A key channel through which the regime of closures affects production costs is through the unanticipated disruption for uncertain periods of the importation of production inputs, in particular capital goods and raw materials. The recurrence of total closures would be expected to induce firms to raise their levels of inventories of production inputs to serve as buffer stocks in anticipation of closures. Although little data are available to allow the assessment of costs to producers of tying up resources in inventories of imported production inputs, these would be expected to be high on a priori grounds, in view of the high dependence on imported inputs of most commodity-producing activities in the West Bank and Gaza Strip, especially in the industrial and construction sectors.8 While the costs associated with the inability to import inputs are incurred only during periods of total closures, producers have witnessed since the imposition of generalized closures in 1993 a substantial rise in transportation costs as a result of very stringent security controls and delays at the borders.9 While such an increase in input costs affects virtually all sectors, the export sector bears the additional burden of higher transportation costs on the output side, especially for perishable exports such as agricultural and food products.

The regime of closures can impose other types of production costs due to the unanticipated and pronounced shifts in demand associated with the stop-go cycle. First, firms are unable to fully adjust capacity and the level of inputs to match the cyclical fluctuations of demand, resulting in unused capacity and the retention by firms of unutilized inputs (including labor) during the periods of closures. Second, undertaking unexpected and large changes in production levels can involve substantial costs in cases where firms need to make binding decisions or “plans” with regard to future levels of production on the basis of anticipated demand conditions.10 To temper such cost effects, firms may resort to “production-smoothing” by accumulating inventories during periods of closures, which are then drawn down after borders reopen.11 Such production-smoothing itself involves the cost of tying up resources in inventories and of maintaining the quality of inventories. The costs of unanticipated demand shocks would be expected to be especially high for the large share of West Bank and Gaza Strip exports consisting of perishable agricultural and horticultural exports, because decisions on production levels have to be made well in advance of the time of export.

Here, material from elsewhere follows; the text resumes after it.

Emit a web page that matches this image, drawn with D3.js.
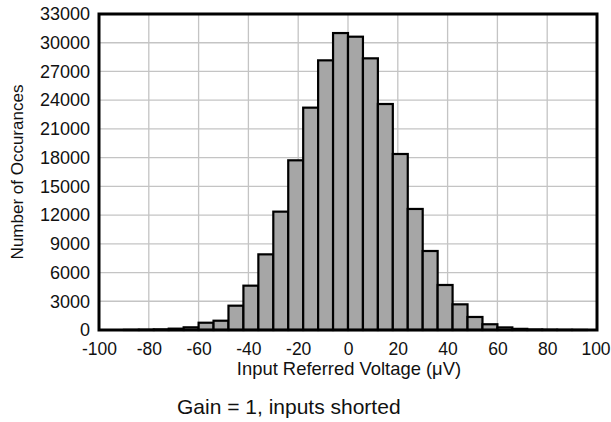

The adverse effects of the downturns of the regime of closures on the cash flows of firms are compounded by the high cost of and limited access to credit due to the important institutional weaknesses in credit markets in the West Bank and Gaza Strip and to induced credit-rationing, as will be examined closely below. Again, the “dual effect” inherent in the regime of closures is operative here. The “average degree” of credit rationing not only increases because of higher uncertainty during closures, but rationing is likely to become more severe during the downturn of the closures cycle, as banks perceive an increase in the lending risk.12 This “cycle effect” tends to further limit the producer’s ability to offset the impact of the reduced net cash flows (as a result of lower sales and the higher production costs discussed above), thus raising the perceived risk of illiquidity and the expected costs associated with such illiquidity over the project’s time-horizon.

In addition to the impact of the uncertainty with regard to the timing and duration of the total closures, there is a second source of uncertainty that could inhibit private investment. Investors do not view the current external trade regime as permanent, but one that is subject to change depending on the outcome of the Palestinian-Israeli negotiations, and in particular with regard to permanent status issues. This introduces a “strategic” uncertainty with regard to the duration of the current “status quo” for the external trade environment and the associated structure of incentives facing investors, in particular with regard to the continuation of the current regime of border closures, the size of the “domestic” market (as determined for example by the size of the areas in the West Bank and Gaza Strip under Israeli control relative to that under Palestinian control), and the extent of access to external markets. In the context of such strategic uncertainty, the existence of entry and exit costs could introduce an incentive to postpone investment in order to acquire additional information on the profile of costs and revenues expected to prevail in the medium and long term.13

There is one potentially favorable effect of the regime of closures on production costs. During periods of closures, the supply of labor in the domestic market in the West Bank and Gaza Strip increases as a result of the fall in the number of workers allowed in Israel, which could reduce labor costs to domestic producers. Available data from labor force surveys, however, show no significant variations in domestic wage rates commensurate with the wide fluctuations in the number of workers allowed in Israel.14 On a priori grounds the following two features may be at play. First, even in periods of open borders during which the number of workers allowed in Israel reaches its peak, the unemployment rate in the West Bank and Gaza Strip remains at more than 25 percent. This suggests that equilibrium domestic employment levels may be bound by constraints on the demand side of the labor market, thus limiting the effect of the greater supply of workers previously employed in Israel on domestic wage levels. Second, producers may find it more costly, ceteris paribus, to employ less “reliable” workers who are expected to abruptly revert to the more lucrative employment in Israel whenever borders reopen; this tends to limit the degree of competitiveness and “fungibility” of workers normally employed in Israel in relation to those of other domestic workers with similar skills.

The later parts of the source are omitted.